2015年春节,我离开终南山回太原陪家人过春节。
春节假期结束,我从城市回到思念已久的山里,满心喜悦地下了车,穿过村庄和树林走进小院时,却瞬间被眼前的场景惊呆了:小院房间的木质老窗户被撬开,紧挨窗户从里面挂的竹帘也没了,放在院子里烧火用的新买的铁炉也不见了踪影。
我打开门,环视一周:床上的被子褥子枕头没了,蚊帐没了,友人送的茶壶不见了,打开抽屉,我心爱的陶笛乐器也不见了,就连我一直养着的一盆草都被连根拔起……甚至连做饭用的案板菜刀都没了。
很明显,我不在的时候,小偷趁机撬开门窗锁,偷走了我的半个家。
看着七零八落的房间,那简直是近些年来我情绪最失落的一天。我想不明白这么纯净美好的地方,怎么会有这么道德低劣的人存在。这么美好的小角落,怎么会有人忍心破坏它?
报警?在这泥土路上,雨雪冲洗几乎无线索留下,况且在这个人员办事效率极低的地方显然是没什么希望的。我也不可能自己去挨家挨户地搜出贼人。失望又愤怒的情绪持续蔓延了好几天,靠着友人们的安慰和鼓励,我逐渐从失落中走了出来,接纳了这个事实。

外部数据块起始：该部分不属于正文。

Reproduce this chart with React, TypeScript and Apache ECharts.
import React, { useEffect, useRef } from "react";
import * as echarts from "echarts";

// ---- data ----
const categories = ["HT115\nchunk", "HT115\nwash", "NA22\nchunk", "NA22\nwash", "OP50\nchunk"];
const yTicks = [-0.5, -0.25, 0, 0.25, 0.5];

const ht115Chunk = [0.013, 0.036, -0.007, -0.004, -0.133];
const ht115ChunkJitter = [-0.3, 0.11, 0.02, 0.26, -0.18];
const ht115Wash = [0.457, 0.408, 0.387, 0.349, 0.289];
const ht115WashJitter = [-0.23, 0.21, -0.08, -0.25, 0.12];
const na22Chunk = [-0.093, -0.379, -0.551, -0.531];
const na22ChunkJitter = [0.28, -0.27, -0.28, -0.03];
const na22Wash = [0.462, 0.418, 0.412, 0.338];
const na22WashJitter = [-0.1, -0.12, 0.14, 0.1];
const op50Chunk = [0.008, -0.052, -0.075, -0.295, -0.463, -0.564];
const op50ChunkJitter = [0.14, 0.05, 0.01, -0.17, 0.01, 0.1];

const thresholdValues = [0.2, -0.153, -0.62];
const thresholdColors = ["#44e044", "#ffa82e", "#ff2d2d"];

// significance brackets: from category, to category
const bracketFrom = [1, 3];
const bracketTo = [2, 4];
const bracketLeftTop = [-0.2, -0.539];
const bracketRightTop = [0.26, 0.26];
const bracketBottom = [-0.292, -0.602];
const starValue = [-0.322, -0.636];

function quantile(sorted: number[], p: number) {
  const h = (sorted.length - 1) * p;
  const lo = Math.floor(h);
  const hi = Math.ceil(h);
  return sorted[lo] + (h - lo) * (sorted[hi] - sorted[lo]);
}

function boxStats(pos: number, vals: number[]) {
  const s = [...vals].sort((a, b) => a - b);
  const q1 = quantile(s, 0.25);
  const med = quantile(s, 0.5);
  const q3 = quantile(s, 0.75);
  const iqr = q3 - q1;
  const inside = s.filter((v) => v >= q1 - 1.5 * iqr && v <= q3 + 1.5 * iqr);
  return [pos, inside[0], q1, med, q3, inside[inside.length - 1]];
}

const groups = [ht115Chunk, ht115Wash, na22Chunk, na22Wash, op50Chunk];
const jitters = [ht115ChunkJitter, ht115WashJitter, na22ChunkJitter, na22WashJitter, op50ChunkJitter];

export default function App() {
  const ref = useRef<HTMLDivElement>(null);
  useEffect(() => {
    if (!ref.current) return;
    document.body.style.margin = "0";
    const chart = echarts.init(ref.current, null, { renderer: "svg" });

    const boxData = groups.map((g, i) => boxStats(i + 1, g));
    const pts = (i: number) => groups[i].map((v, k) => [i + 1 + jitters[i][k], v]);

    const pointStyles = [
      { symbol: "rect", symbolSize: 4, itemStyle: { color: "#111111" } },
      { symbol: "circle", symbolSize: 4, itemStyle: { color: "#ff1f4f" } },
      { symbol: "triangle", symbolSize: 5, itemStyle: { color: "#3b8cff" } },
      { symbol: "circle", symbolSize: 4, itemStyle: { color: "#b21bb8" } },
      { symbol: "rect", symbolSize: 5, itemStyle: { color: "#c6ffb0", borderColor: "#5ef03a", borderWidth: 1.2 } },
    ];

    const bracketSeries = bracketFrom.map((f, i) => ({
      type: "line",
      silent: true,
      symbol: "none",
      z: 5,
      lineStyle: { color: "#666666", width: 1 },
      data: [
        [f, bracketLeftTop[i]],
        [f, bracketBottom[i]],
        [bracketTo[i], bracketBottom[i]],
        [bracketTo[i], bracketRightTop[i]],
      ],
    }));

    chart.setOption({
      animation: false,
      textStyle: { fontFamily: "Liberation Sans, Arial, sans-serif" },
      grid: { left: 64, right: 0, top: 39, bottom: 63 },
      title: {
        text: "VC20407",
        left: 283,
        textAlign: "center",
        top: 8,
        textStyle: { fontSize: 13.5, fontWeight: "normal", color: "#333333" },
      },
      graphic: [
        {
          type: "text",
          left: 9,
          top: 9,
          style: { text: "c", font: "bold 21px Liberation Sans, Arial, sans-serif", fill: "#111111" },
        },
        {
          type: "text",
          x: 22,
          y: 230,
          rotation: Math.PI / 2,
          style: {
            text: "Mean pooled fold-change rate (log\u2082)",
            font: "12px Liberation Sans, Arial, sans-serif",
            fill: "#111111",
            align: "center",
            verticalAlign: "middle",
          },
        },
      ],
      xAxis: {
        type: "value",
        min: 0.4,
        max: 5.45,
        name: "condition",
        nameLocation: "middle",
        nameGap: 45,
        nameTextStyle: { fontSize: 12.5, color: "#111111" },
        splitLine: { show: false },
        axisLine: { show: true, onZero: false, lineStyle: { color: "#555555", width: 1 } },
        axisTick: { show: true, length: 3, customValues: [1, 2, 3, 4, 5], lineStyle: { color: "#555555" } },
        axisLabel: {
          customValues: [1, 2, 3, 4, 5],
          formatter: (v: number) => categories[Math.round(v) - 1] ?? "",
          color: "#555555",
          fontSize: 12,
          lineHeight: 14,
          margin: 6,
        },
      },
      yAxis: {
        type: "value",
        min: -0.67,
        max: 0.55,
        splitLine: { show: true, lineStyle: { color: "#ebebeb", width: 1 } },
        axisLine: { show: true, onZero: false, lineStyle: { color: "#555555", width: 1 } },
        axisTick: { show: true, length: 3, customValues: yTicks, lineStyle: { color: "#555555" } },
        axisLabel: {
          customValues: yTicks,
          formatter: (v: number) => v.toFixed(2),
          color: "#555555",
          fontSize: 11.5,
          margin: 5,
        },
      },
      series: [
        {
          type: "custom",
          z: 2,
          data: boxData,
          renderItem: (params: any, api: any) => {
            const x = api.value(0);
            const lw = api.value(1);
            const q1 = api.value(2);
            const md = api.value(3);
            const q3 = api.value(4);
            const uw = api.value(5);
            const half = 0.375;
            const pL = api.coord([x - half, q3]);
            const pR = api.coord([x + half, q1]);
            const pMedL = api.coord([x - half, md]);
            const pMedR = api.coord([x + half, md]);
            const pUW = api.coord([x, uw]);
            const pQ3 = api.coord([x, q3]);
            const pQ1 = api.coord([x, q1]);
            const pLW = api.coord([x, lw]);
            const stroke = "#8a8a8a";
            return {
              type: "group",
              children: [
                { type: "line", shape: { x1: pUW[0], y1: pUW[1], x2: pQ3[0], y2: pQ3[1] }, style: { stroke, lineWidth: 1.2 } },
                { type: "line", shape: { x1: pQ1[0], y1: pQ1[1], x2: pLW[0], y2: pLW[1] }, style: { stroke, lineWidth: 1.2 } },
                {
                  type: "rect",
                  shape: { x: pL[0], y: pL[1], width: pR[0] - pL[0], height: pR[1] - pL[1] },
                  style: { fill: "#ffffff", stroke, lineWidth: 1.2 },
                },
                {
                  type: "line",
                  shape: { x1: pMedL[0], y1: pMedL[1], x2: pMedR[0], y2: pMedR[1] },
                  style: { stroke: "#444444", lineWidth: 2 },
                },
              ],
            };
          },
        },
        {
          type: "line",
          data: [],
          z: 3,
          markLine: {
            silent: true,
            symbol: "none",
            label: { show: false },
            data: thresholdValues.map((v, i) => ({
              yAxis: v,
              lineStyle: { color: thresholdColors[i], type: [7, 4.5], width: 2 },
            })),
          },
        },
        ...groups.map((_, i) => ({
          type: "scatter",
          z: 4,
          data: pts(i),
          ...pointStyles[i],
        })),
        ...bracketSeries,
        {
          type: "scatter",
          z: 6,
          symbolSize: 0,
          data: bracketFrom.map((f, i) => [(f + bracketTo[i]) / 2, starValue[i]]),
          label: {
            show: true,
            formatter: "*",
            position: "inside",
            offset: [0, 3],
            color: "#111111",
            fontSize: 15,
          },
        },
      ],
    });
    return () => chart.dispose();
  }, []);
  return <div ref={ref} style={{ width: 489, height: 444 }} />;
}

看似接纳了这个事实,但其实我内心一直在盘桓、疑问着干这样缺德事的人究竟是谁?我突然回想起一个画面来:大概两个月前的一天,我刚从外面回来,在小院里坐着,附近村子里一个50岁左右身穿迷彩服的人低着头穿过林子向小院走来。当他刚踏入小院一抬头看到角落里的我时,突然飞速地转身掉头绕路离开了。
这个人的这个不太正常的举动当时就引起了我的注意。
瞬间,我所有的怀疑就都指向了这个人。甚至在受伤感重新袭来的时候想过哪天要去村里打探到这个人的住处,溜进去看到底是不是他偷的,如果真是他偷的,一定要让他尝到苦头才能解恨。
他之前那个举动带来的怀疑,使我每每路过他房子附近,都会立即机警起来,原本轻松惬意的心情立刻转换成警惕、怨恨、受伤,甚至是诅咒他早日得到他应有的报应。偶尔在小路上即将碰面时,我也会立刻收敛神情,给自己套上一副盔甲的样子。

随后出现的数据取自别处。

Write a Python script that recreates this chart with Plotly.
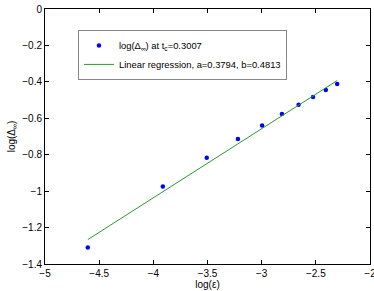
import plotly.graph_objects as go

# data
log_eps = [-4.605, -3.912, -3.507, -3.219, -2.996, -2.813, -2.659, -2.526, -2.408, -2.303]
log_delta = [-1.309, -0.974, -0.817, -0.714, -0.639, -0.577, -0.526, -0.483, -0.445, -0.412]
fit_x = [-4.605, -2.303]
fit_y = [-1.266, -0.393]
x_ticks = [-5, -4.5, -4, -3.5, -3, -2.5, -2]
y_ticks = [0, -0.2, -0.4, -0.6, -0.8, -1, -1.2, -1.4]

def lab(v):
    s = ("%g" % v)
    return s.replace("-", "\u2212")

fig = go.Figure()
fig.add_trace(go.Scatter(x=log_eps, y=log_delta, mode="markers",
                         marker=dict(color="#0000ff", size=4.5),
                         name="log(Δ<sub>∞</sub>) at t<sub>c</sub>=0.3007"))
fig.add_trace(go.Scatter(x=fit_x, y=fit_y, mode="lines",
                         line=dict(color="#2a9a2a", width=1),
                         name="Linear regression, a=0.3794, b=0.4813"))

axis_common = dict(showgrid=False, zeroline=False, showline=True, linecolor="black",
                   linewidth=1, mirror="ticks", ticks="inside", ticklen=4,
                   tickcolor="black", tickfont=dict(size=10, color="black"),
                   ticklabeloverflow="allow")
fig.update_layout(
    width=374, height=291,
    margin=dict(l=45, r=4, t=9, b=27, autoexpand=False),
    paper_bgcolor="white", plot_bgcolor="white",
    font=dict(family="Liberation Sans, Arial, sans-serif", size=10, color="black"),
    xaxis=dict(range=[-5, -2], tickvals=x_ticks, ticktext=[lab(v) for v in x_ticks],
               title=dict(text="log(ε)", standoff=0, font=dict(size=10)), **axis_common),
    yaxis=dict(range=[-1.4, 0], tickvals=y_ticks, ticktext=[lab(v) for v in y_ticks],
               title=dict(text="log(Δ<sub>∞</sub>)", standoff=4, font=dict(size=10)), **axis_common),
    legend=dict(x=0.1015, y=0.918, xanchor="left", yanchor="top",
                bgcolor="white", bordercolor="#888888", borderwidth=1,
                font=dict(size=9.4), itemwidth=30, tracegroupgap=0),
    showlegend=True,
)
fig.write_html("out.html", config={"displayModeBar": False},
               post_script="document.body.style.margin='0';document.body.style.overflow='hidden';")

直到有一天我跟村里一家我很信任的村民聊天,聊起那件事,把我的怀疑也告诉了他们。他们说:你误会了,这个人我们了解的,他不会做出那样的事。
啊,我错怪他了。原来。他不是小偷。
我看到了我的执着。小院被盗已然成为事实,也已经成为过去,而我却允许它引起的受伤感持续了那么久。有时,伤害我们更多的不是事件本身,而是那个不愿放下、不愿成长、不愿前行的自己。智者总是可以当下就觉察到事物的本质,而我这愚钝之人,竟然被自己误导如此之久。
如果说我们经历的磨难都是生命的定数,唯有从磨难中发掘到其中的正面意义,才是对生命意义的提升与成全。
纵观自己以往的成长历程,这样的例子似乎有很多。原本是微小的伤害,自己死揪着不放,每每想起就隐隐作痛。这真的是挺愚蠢的。有时,我们成长的速度,就取决于我们觉察的速度、放下的速度。
前几天,我站在河岸窄小的河堤上拍照,拍完转过身,发现那个人就站在桥头拐向河堤的地方看着我,脸上是善意的微笑,显然,要过河堤的他没有打扰我拍照,而是站在那里一直等着。我收好相机,退下河堤,回以微笑,伸出右手:您请过。
就这样,于无形中持续了半年的较量,在这个微笑中结束了。
我迈开步子向前走去,相机背了很久,有一点儿重。然而,我却感觉似乎越走越轻松了。
生命的所有发生,都是我们修正自我成长自我的契机。